THE EXERCISE: Below this line are records; write out exactly the lines from the one containing "Rebuild this diagram" through the one containing "(ileri) at (896,65)", with the pictures left out.

RAW DATA:

━━━━━━━━━━━━━━━━

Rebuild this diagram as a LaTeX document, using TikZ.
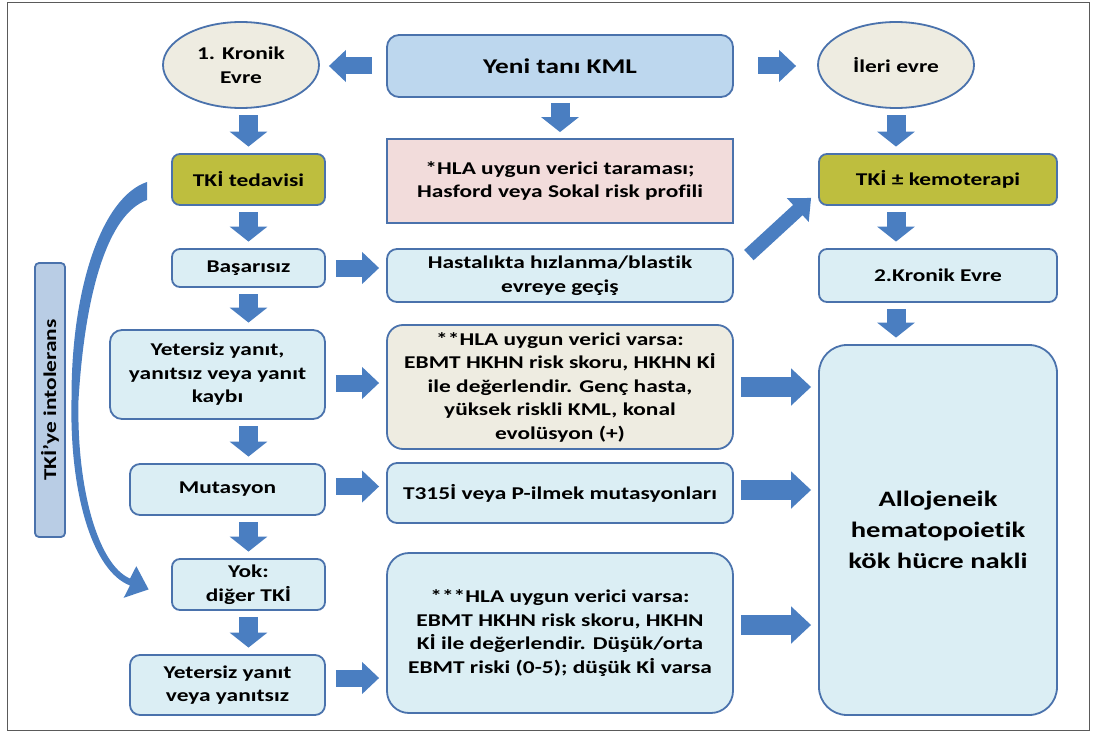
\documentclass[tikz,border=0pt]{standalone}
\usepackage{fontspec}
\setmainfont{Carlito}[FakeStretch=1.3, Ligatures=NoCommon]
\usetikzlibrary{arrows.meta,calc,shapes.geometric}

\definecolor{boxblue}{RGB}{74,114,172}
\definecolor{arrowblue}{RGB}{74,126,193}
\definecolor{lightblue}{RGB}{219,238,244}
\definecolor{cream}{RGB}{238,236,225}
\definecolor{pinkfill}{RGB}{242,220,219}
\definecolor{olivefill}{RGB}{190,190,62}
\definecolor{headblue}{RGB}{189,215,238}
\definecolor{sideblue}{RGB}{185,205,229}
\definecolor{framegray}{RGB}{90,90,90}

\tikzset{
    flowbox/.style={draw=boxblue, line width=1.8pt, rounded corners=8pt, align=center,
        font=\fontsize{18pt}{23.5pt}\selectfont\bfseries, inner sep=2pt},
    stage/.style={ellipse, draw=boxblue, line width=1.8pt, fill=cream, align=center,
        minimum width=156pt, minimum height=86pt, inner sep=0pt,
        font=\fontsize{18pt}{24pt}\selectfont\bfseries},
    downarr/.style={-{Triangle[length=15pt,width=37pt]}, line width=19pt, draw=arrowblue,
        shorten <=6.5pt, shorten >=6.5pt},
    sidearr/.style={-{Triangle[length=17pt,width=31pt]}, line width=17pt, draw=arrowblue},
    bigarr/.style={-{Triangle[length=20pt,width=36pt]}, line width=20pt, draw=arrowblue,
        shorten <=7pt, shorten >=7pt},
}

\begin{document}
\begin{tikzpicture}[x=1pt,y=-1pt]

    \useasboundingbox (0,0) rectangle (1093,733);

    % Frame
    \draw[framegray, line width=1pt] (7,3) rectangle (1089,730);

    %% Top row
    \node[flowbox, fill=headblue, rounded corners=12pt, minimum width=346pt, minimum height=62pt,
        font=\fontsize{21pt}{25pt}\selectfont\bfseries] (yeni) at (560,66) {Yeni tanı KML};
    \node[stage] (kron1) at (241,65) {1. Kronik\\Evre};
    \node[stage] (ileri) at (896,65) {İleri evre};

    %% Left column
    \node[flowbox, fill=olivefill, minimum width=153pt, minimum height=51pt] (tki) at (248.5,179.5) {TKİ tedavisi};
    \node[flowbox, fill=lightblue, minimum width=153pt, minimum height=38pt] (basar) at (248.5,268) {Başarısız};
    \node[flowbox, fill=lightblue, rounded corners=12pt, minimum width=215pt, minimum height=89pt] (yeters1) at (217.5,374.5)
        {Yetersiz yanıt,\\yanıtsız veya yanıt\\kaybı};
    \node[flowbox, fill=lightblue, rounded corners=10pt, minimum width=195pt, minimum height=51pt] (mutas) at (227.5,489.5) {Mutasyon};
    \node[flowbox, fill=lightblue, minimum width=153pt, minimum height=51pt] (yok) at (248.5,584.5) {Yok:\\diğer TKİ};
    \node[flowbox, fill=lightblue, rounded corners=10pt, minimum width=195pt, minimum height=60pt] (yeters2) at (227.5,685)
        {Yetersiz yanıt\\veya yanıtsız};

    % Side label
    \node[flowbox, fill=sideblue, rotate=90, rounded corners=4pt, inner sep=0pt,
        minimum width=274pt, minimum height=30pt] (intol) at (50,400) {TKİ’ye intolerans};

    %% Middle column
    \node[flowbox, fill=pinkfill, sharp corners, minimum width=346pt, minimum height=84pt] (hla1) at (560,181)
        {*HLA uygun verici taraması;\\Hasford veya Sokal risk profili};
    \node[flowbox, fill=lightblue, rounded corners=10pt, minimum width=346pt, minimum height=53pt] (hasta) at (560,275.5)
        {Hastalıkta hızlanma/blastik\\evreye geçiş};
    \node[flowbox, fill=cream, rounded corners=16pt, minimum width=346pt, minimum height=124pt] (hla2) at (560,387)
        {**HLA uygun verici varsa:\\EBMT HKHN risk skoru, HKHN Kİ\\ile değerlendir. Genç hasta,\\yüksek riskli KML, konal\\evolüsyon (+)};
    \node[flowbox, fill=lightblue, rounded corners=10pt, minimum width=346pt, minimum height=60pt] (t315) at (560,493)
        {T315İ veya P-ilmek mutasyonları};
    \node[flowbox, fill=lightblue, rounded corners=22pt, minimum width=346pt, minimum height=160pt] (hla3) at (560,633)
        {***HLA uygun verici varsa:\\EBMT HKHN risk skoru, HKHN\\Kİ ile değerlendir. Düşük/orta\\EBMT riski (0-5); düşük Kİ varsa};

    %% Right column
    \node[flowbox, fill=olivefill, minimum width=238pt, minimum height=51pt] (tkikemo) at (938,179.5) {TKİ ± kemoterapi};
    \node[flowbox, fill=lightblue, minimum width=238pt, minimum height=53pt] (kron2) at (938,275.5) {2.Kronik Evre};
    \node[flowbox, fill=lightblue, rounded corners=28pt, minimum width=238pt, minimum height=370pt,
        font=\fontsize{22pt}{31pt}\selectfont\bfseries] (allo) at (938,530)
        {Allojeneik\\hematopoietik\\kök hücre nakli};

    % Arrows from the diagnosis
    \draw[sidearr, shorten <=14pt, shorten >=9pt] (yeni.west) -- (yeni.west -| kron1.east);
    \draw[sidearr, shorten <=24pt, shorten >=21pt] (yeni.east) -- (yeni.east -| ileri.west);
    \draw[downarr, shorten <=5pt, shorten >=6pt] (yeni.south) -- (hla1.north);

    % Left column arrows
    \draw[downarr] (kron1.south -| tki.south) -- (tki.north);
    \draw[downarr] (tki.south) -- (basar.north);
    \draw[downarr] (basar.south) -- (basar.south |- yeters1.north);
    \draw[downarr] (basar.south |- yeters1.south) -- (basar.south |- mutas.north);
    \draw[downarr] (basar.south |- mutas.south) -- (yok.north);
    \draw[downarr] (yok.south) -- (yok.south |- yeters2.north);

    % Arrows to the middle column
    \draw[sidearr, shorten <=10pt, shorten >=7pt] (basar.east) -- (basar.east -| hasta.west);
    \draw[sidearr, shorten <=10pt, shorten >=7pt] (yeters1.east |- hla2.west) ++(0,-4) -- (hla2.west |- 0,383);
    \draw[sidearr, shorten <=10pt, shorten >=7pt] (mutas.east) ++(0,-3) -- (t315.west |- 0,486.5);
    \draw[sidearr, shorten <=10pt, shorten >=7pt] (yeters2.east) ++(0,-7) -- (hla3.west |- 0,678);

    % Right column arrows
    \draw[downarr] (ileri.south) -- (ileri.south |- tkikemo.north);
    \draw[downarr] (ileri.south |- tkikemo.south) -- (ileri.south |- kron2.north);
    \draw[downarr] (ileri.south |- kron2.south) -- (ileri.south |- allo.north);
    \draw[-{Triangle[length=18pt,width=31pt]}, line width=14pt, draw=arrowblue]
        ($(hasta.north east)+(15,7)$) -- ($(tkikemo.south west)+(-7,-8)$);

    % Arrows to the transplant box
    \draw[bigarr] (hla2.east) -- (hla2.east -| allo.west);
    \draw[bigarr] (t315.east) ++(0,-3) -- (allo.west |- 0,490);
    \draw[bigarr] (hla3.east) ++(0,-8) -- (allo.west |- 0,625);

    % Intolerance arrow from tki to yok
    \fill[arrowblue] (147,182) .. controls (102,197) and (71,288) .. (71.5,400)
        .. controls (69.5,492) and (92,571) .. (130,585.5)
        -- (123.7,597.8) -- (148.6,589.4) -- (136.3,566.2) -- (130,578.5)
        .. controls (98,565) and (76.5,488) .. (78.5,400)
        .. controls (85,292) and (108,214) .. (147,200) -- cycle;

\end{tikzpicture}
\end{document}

━━━━━━━━━━━━━━━━

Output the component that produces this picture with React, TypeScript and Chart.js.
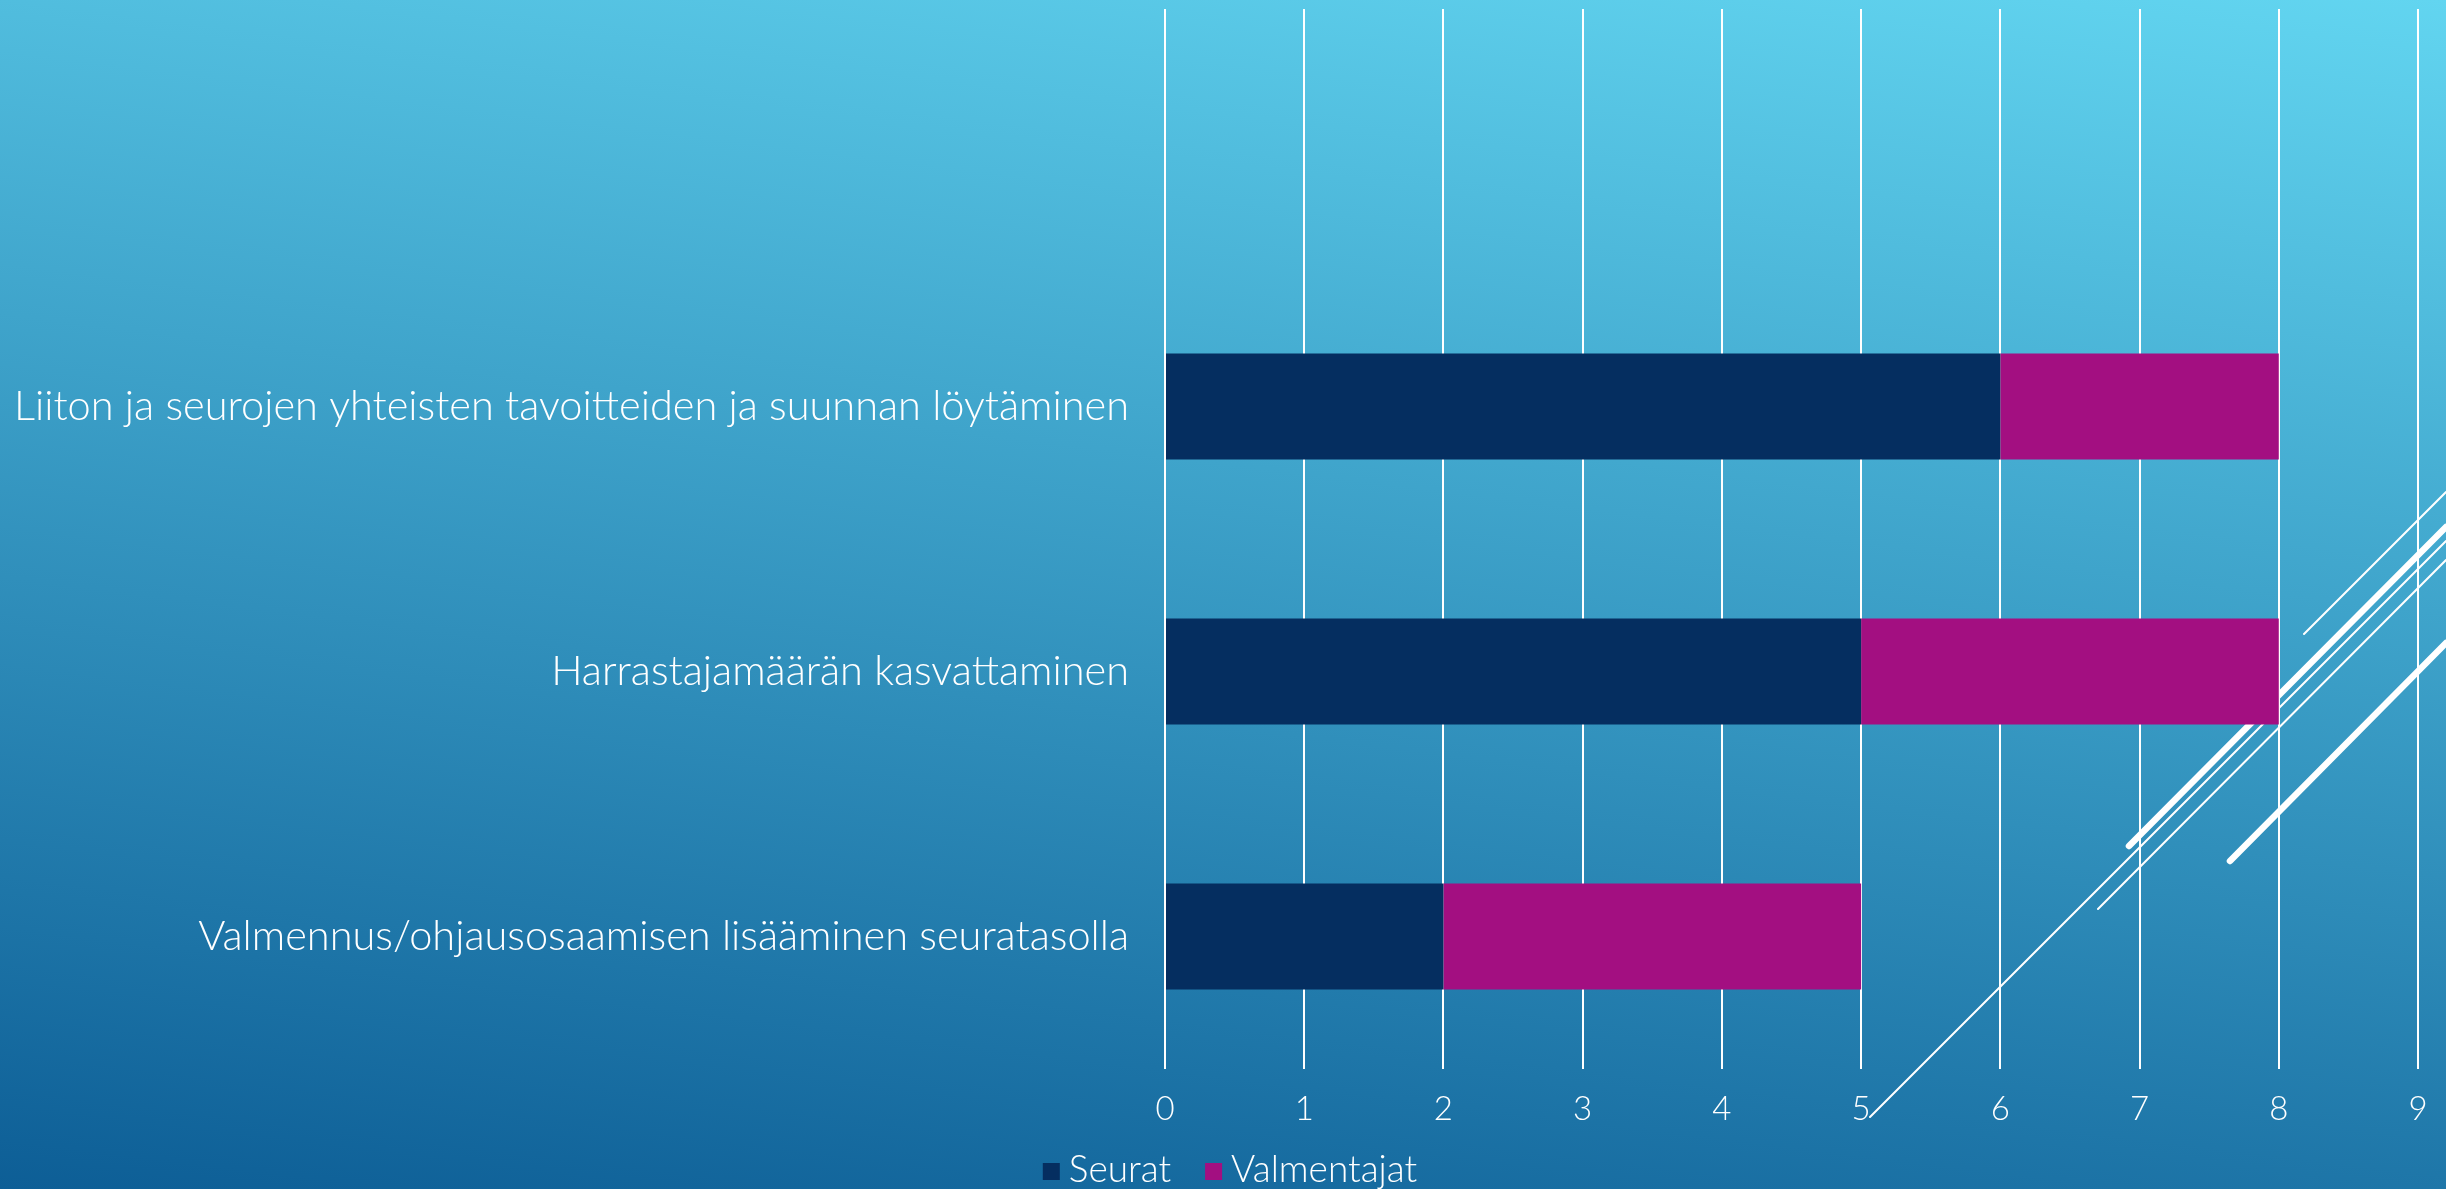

━━━━━━━━━━━━━━━━

IN RESPONSE:
Rebuild this diagram as a LaTeX document, using TikZ.
\documentclass[tikz,border=0pt]{standalone}
\usepackage{fontspec}
\setmainfont{Carlito}[FakeStretch=1.3, Ligatures=NoCommon]
\usetikzlibrary{arrows.meta,calc,shapes.geometric}

\definecolor{boxblue}{RGB}{74,114,172}
\definecolor{arrowblue}{RGB}{74,126,193}
\definecolor{lightblue}{RGB}{219,238,244}
\definecolor{cream}{RGB}{238,236,225}
\definecolor{pinkfill}{RGB}{242,220,219}
\definecolor{olivefill}{RGB}{190,190,62}
\definecolor{headblue}{RGB}{189,215,238}
\definecolor{sideblue}{RGB}{185,205,229}
\definecolor{framegray}{RGB}{90,90,90}

\tikzset{
    flowbox/.style={draw=boxblue, line width=1.8pt, rounded corners=8pt, align=center,
        font=\fontsize{18pt}{23.5pt}\selectfont\bfseries, inner sep=2pt},
    stage/.style={ellipse, draw=boxblue, line width=1.8pt, fill=cream, align=center,
        minimum width=156pt, minimum height=86pt, inner sep=0pt,
        font=\fontsize{18pt}{24pt}\selectfont\bfseries},
    downarr/.style={-{Triangle[length=15pt,width=37pt]}, line width=19pt, draw=arrowblue,
        shorten <=6.5pt, shorten >=6.5pt},
    sidearr/.style={-{Triangle[length=17pt,width=31pt]}, line width=17pt, draw=arrowblue},
    bigarr/.style={-{Triangle[length=20pt,width=36pt]}, line width=20pt, draw=arrowblue,
        shorten <=7pt, shorten >=7pt},
}

\begin{document}
\begin{tikzpicture}[x=1pt,y=-1pt]

    \useasboundingbox (0,0) rectangle (1093,733);

    % Frame
    \draw[framegray, line width=1pt] (7,3) rectangle (1089,730);

    %% Top row
    \node[flowbox, fill=headblue, rounded corners=12pt, minimum width=346pt, minimum height=62pt,
        font=\fontsize{21pt}{25pt}\selectfont\bfseries] (yeni) at (560,66) {Yeni tanı KML};
    \node[stage] (kron1) at (241,65) {1. Kronik\\Evre};
    \node[stage] (ileri) at (896,65) {İleri evre};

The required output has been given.